Oggi, il mondo occidentale continua a imputare all’Islam ogni tipo di responsabilità, identificandolo alla stregua di un “fossile medievale”, inadeguato alle condizioni moderne ed incapace di conformarsi agli straordinari mutamenti sociali, economici e demografici che hanno stravolto il pianeta. L’opera di miglioramento della condizione femminile nelle realtà analizzate implica il coinvolgimento dell’Occidente, al quale si chiede di sopprimere i propri pregiudizi. L’animato e travagliato dibattito sul velo rivela gli effettivi rapporti e gli intenti delle parti: l’Occidente dominatore vuole convincersi e convincere della propria superiorità esaltando l’emancipazione delle “proprie” donne, in modo tale da dimostrare che le donne “altrui” patiscono una condizione di non emancipazione; il predetto atteggiamento tende a stimolare quell’islam politico reazionario che strumentalizza a sua volta le “proprie” donne e la loro condizione di isolamento per dimostrare di avere preservato la propria dignità di fronte ad un Occidente che le avrebbe pregiudicate (Arkoun, 2002). La difficile condizione in cui versano le donne islamiche, la discriminazione e l’oppressione che interessa una parte di esse fuori e dentro il contesto arabo richiedono all’Occidente di predisporre con prontezza azioni e strumenti articolati in termini di garanzia dei loro diritti, piuttosto che misure ad hoc tese a vietare l’uso di taluni capi di abbigliamento (Colaianni, 2017). Il mondo occidentale è chiamato ad abbandonare le proprie visioni paternalistiche ed etnocentriche, provvedendo ad elaborare concetti e strumenti metologici che consentano di fornire una valida risposta alla questione femminile anche ai fini dell’integrazione delle donne islamiche nella società. La cittadinanza democratica non è solo ciò che è riportato sui documenti, ma è composta da diversi elementi, disposti sugli assi dell’identità e dell’uguaglianza.
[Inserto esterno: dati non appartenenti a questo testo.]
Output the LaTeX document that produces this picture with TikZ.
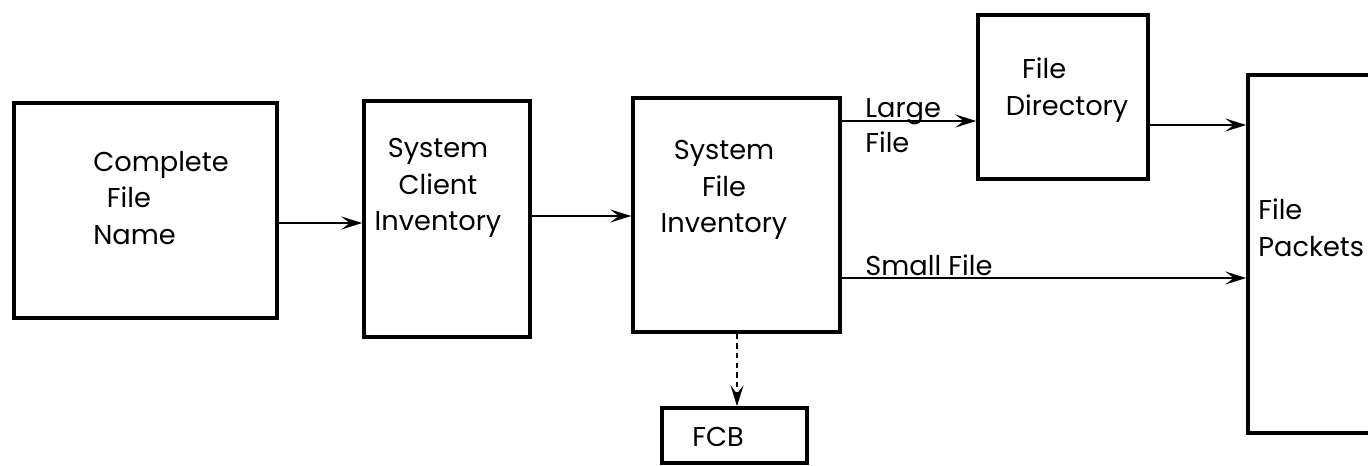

Tradizionalmente, l’Occidente ha conosciuto molto dell’Islam, più di quanto quest’ultimo abbia conosciuto del primo (Fuller, Lesser, 1996). La situazione, però, sembra essersi ormai capovolta: oggi, il pubblico occidentale tende a prestare attenzione a quanto accade nei Paesi islamici solo a seguito di crisi o vicende che lo coinvolgono. Occorre tenere presente che sulla questione di genere si gioca il futuro, dal momento che l’uguaglianza fra uomo e donna sarà il motore del sovvertimento di un modello millenario che non regge più la sfida tempi (Abbondante, 2021).

È anche compito dell’Occidente restituire voce e dignità alle donne islamiche.